> INFORMATION SHOWN:
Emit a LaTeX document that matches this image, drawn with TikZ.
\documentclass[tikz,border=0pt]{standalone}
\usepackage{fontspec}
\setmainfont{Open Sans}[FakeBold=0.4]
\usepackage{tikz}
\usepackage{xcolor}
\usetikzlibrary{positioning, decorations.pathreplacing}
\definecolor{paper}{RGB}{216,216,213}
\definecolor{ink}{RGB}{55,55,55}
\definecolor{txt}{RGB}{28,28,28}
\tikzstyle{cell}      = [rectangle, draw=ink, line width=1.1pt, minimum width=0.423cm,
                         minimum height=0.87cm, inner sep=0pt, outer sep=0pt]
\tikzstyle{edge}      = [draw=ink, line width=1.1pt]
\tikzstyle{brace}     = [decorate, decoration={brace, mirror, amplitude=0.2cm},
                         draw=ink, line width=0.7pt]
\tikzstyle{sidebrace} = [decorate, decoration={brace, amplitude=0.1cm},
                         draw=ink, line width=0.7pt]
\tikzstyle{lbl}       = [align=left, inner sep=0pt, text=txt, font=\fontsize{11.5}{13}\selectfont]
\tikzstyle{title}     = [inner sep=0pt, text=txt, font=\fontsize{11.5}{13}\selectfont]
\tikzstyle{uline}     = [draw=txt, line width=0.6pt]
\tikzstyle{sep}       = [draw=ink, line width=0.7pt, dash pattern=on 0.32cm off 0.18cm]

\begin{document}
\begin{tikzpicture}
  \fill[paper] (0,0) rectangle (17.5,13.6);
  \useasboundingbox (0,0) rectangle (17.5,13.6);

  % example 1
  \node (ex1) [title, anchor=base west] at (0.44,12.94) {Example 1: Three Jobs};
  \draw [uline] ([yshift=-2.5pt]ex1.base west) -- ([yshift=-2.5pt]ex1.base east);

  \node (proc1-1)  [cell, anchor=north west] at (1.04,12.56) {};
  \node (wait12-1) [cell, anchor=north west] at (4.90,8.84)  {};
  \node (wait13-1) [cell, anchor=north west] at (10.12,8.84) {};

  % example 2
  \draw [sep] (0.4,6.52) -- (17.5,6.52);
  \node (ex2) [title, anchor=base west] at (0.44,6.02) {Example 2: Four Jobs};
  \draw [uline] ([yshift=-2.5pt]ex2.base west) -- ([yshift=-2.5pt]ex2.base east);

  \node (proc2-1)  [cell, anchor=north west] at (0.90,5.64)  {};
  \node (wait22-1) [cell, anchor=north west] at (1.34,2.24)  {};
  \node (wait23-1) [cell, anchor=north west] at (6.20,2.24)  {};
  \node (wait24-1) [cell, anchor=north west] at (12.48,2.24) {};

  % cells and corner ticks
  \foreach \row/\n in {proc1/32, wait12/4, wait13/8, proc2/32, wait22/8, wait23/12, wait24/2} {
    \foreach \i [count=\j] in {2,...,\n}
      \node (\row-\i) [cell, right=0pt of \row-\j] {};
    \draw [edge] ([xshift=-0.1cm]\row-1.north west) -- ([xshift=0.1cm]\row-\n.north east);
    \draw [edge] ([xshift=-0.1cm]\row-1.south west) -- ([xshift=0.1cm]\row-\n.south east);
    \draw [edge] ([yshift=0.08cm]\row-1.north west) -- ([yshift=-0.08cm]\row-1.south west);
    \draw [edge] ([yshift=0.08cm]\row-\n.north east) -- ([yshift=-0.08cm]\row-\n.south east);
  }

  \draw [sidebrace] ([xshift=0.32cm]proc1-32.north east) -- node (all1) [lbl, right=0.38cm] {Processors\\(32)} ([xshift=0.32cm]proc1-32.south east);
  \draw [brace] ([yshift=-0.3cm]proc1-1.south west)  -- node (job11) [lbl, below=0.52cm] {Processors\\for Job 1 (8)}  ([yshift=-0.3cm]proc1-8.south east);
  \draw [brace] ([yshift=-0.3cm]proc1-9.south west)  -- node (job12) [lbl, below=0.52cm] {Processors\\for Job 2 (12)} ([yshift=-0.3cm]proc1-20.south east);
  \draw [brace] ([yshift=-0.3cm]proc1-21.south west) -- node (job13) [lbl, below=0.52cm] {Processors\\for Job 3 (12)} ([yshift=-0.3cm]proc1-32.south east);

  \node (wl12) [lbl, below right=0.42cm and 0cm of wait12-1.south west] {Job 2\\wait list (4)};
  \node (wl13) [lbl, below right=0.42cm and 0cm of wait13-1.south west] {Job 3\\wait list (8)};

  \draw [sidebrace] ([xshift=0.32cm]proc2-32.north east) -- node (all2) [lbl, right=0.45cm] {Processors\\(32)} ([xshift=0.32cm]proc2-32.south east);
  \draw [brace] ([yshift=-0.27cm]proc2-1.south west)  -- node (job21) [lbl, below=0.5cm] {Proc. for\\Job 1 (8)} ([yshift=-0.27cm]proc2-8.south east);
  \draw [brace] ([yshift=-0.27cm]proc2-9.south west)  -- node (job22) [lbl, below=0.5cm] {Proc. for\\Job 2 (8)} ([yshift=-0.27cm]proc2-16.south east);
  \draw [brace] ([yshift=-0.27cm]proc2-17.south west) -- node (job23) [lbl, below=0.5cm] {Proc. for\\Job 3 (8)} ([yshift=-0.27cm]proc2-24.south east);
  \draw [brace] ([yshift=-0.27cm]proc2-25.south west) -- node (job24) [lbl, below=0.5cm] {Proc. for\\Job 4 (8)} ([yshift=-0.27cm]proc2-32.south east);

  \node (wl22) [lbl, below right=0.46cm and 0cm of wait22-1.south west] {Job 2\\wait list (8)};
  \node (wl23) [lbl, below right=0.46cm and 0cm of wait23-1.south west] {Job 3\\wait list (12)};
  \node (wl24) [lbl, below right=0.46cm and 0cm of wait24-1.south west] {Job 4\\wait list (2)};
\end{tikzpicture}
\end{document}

> STATED GOAL: Return nothing but the lines from the first line of the listing through the line with "-- ([yshift=-2.5pt]ex1.base east);", please, keeping every one of them unchanged.

> RESPONSE BELOW:
Emit a LaTeX document that matches this image, drawn with TikZ.
\documentclass[tikz,border=0pt]{standalone}
\usepackage{fontspec}
\setmainfont{Open Sans}[FakeBold=0.4]
\usepackage{tikz}
\usepackage{xcolor}
\usetikzlibrary{positioning, decorations.pathreplacing}
\definecolor{paper}{RGB}{216,216,213}
\definecolor{ink}{RGB}{55,55,55}
\definecolor{txt}{RGB}{28,28,28}
\tikzstyle{cell}      = [rectangle, draw=ink, line width=1.1pt, minimum width=0.423cm,
                         minimum height=0.87cm, inner sep=0pt, outer sep=0pt]
\tikzstyle{edge}      = [draw=ink, line width=1.1pt]
\tikzstyle{brace}     = [decorate, decoration={brace, mirror, amplitude=0.2cm},
                         draw=ink, line width=0.7pt]
\tikzstyle{sidebrace} = [decorate, decoration={brace, amplitude=0.1cm},
                         draw=ink, line width=0.7pt]
\tikzstyle{lbl}       = [align=left, inner sep=0pt, text=txt, font=\fontsize{11.5}{13}\selectfont]
\tikzstyle{title}     = [inner sep=0pt, text=txt, font=\fontsize{11.5}{13}\selectfont]
\tikzstyle{uline}     = [draw=txt, line width=0.6pt]
\tikzstyle{sep}       = [draw=ink, line width=0.7pt, dash pattern=on 0.32cm off 0.18cm]

\begin{document}
\begin{tikzpicture}
  \fill[paper] (0,0) rectangle (17.5,13.6);
  \useasboundingbox (0,0) rectangle (17.5,13.6);

  % example 1
  \node (ex1) [title, anchor=base west] at (0.44,12.94) {Example 1: Three Jobs};
  \draw [uline] ([yshift=-2.5pt]ex1.base west) -- ([yshift=-2.5pt]ex1.base east);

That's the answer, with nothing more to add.